WHAT YOU ARE ASKED TO DO ▸
Exclude the pictures and return every line exactly as written.

INFORMATION PROVIDED ▸
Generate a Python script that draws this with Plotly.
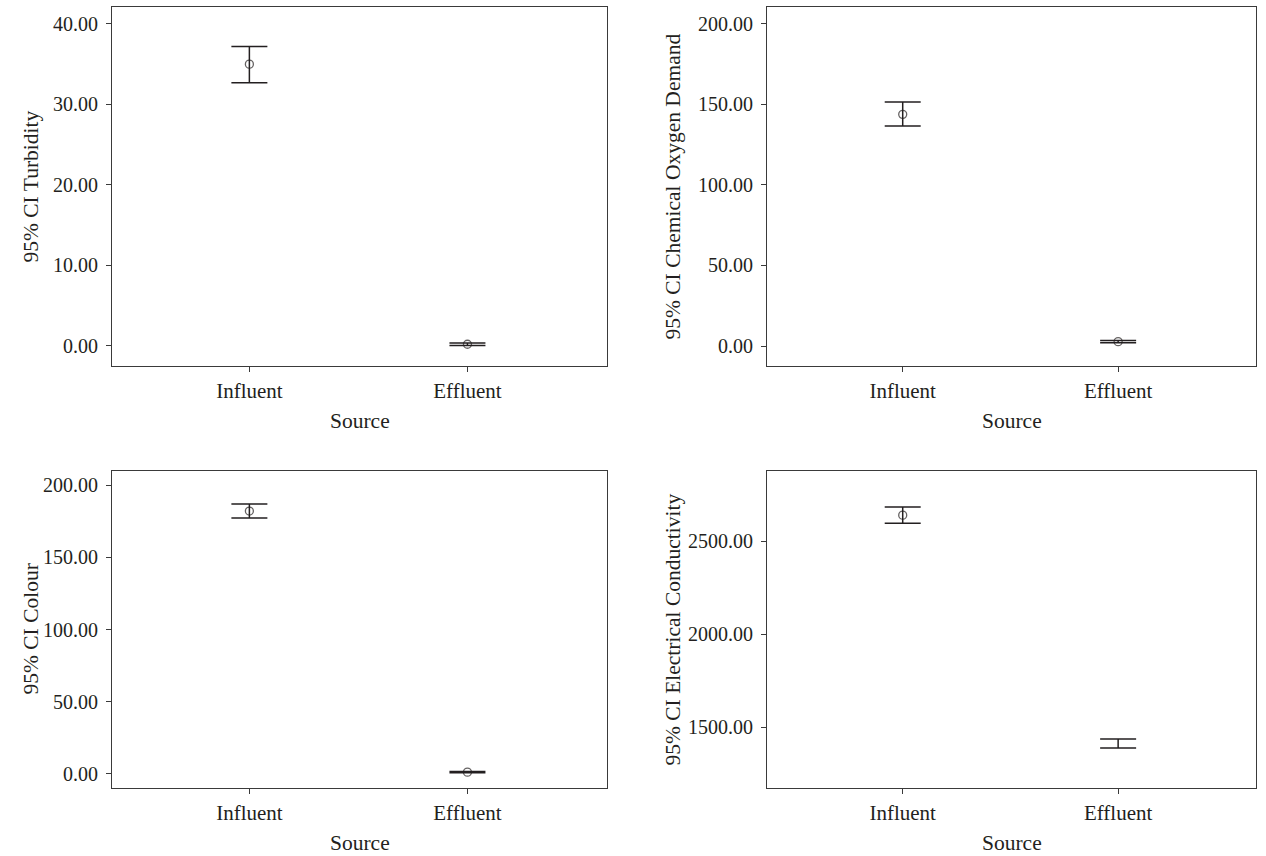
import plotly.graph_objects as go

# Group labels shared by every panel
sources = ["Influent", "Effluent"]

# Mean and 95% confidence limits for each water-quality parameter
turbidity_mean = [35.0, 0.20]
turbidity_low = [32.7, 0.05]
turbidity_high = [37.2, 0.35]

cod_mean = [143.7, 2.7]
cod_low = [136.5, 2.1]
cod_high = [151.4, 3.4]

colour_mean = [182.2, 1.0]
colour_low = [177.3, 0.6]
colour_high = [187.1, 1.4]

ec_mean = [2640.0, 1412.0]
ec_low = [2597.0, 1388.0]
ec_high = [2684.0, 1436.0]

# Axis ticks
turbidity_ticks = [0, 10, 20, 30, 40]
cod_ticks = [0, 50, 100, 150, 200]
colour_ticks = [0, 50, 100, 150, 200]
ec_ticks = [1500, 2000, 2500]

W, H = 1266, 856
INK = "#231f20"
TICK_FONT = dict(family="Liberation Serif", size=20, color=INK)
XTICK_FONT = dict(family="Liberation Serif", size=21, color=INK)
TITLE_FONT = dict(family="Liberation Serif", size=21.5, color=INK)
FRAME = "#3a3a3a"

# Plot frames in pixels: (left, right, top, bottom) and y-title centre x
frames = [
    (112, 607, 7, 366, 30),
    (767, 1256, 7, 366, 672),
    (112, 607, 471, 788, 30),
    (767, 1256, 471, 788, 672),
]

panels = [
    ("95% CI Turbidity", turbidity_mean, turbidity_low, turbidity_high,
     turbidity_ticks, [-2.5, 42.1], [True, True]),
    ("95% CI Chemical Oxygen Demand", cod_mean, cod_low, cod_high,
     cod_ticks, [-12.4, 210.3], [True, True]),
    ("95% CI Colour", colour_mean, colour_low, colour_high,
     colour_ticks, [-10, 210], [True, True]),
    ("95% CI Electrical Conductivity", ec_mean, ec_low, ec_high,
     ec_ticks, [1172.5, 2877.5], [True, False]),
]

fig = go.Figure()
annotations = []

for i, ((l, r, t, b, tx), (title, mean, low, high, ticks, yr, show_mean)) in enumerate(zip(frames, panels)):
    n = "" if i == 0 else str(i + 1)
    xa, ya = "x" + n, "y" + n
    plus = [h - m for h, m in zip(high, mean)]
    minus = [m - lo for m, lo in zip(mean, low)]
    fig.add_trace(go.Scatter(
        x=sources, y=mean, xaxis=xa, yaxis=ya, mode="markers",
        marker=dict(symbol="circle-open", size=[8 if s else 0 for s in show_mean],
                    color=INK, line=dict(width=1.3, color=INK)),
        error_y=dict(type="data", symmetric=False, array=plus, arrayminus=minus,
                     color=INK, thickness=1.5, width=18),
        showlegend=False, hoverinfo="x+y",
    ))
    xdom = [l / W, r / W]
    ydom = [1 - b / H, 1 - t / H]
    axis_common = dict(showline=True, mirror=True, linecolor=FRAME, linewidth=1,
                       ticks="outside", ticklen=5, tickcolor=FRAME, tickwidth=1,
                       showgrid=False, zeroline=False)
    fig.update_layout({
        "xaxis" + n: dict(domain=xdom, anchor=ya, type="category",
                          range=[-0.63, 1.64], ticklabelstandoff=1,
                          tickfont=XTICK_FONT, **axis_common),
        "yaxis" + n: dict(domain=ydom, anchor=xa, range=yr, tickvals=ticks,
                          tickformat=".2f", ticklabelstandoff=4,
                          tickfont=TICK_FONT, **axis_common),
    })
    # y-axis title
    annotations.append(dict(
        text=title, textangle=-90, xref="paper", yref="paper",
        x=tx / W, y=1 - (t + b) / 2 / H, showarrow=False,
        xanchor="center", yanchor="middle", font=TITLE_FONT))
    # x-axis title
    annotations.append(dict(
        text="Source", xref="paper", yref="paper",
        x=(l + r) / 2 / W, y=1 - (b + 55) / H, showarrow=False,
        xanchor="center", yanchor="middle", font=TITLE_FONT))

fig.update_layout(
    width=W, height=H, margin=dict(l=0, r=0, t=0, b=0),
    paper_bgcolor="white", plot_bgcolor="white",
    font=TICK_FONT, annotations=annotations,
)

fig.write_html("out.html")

PROBLEM SOLUTION ▸
Generate a Python script that draws this with Plotly.
import plotly.graph_objects as go

# Group labels shared by every panel
sources = ["Influent", "Effluent"]

# Mean and 95% confidence limits for each water-quality parameter
turbidity_mean = [35.0, 0.20]
turbidity_low = [32.7, 0.05]
turbidity_high = [37.2, 0.35]

cod_mean = [143.7, 2.7]
cod_low = [136.5, 2.1]
cod_high = [151.4, 3.4]

colour_mean = [182.2, 1.0]
colour_low = [177.3, 0.6]
colour_high = [187.1, 1.4]

ec_mean = [2640.0, 1412.0]
ec_low = [2597.0, 1388.0]
ec_high = [2684.0, 1436.0]

# Axis ticks
turbidity_ticks = [0, 10, 20, 30, 40]
cod_ticks = [0, 50, 100, 150, 200]
colour_ticks = [0, 50, 100, 150, 200]
ec_ticks = [1500, 2000, 2500]

W, H = 1266, 856
INK = "#231f20"
TICK_FONT = dict(family="Liberation Serif", size=20, color=INK)
XTICK_FONT = dict(family="Liberation Serif", size=21, color=INK)
TITLE_FONT = dict(family="Liberation Serif", size=21.5, color=INK)
FRAME = "#3a3a3a"

# Plot frames in pixels: (left, right, top, bottom) and y-title centre x
frames = [
    (112, 607, 7, 366, 30),
    (767, 1256, 7, 366, 672),
    (112, 607, 471, 788, 30),
    (767, 1256, 471, 788, 672),
]

panels = [
    ("95% CI Turbidity", turbidity_mean, turbidity_low, turbidity_high,
     turbidity_ticks, [-2.5, 42.1], [True, True]),
    ("95% CI Chemical Oxygen Demand", cod_mean, cod_low, cod_high,
     cod_ticks, [-12.4, 210.3], [True, True]),
    ("95% CI Colour", colour_mean, colour_low, colour_high,
     colour_ticks, [-10, 210], [True, True]),
    ("95% CI Electrical Conductivity", ec_mean, ec_low, ec_high,
     ec_ticks, [1172.5, 2877.5], [True, False]),
]

fig = go.Figure()
annotations = []

for i, ((l, r, t, b, tx), (title, mean, low, high, ticks, yr, show_mean)) in enumerate(zip(frames, panels)):
    n = "" if i == 0 else str(i + 1)
    xa, ya = "x" + n, "y" + n
    plus = [h - m for h, m in zip(high, mean)]
    minus = [m - lo for m, lo in zip(mean, low)]
    fig.add_trace(go.Scatter(
        x=sources, y=mean, xaxis=xa, yaxis=ya, mode="markers",
        marker=dict(symbol="circle-open", size=[8 if s else 0 for s in show_mean],
                    color=INK, line=dict(width=1.3, color=INK)),
        error_y=dict(type="data", symmetric=False, array=plus, arrayminus=minus,
                     color=INK, thickness=1.5, width=18),
        showlegend=False, hoverinfo="x+y",
    ))
    xdom = [l / W, r / W]
    ydom = [1 - b / H, 1 - t / H]
    axis_common = dict(showline=True, mirror=True, linecolor=FRAME, linewidth=1,
                       ticks="outside", ticklen=5, tickcolor=FRAME, tickwidth=1,
                       showgrid=False, zeroline=False)
    fig.update_layout({
        "xaxis" + n: dict(domain=xdom, anchor=ya, type="category",
                          range=[-0.63, 1.64], ticklabelstandoff=1,
                          tickfont=XTICK_FONT, **axis_common),
        "yaxis" + n: dict(domain=ydom, anchor=xa, range=yr, tickvals=ticks,
                          tickformat=".2f", ticklabelstandoff=4,
                          tickfont=TICK_FONT, **axis_common),
    })
    # y-axis title
    annotations.append(dict(
        text=title, textangle=-90, xref="paper", yref="paper",
        x=tx / W, y=1 - (t + b) / 2 / H, showarrow=False,
        xanchor="center", yanchor="middle", font=TITLE_FONT))
    # x-axis title
    annotations.append(dict(
        text="Source", xref="paper", yref="paper",
        x=(l + r) / 2 / W, y=1 - (b + 55) / H, showarrow=False,
        xanchor="center", yanchor="middle", font=TITLE_FONT))

fig.update_layout(
    width=W, height=H, margin=dict(l=0, r=0, t=0, b=0),
    paper_bgcolor="white", plot_bgcolor="white",
    font=TICK_FONT, annotations=annotations,
)

fig.write_html("out.html")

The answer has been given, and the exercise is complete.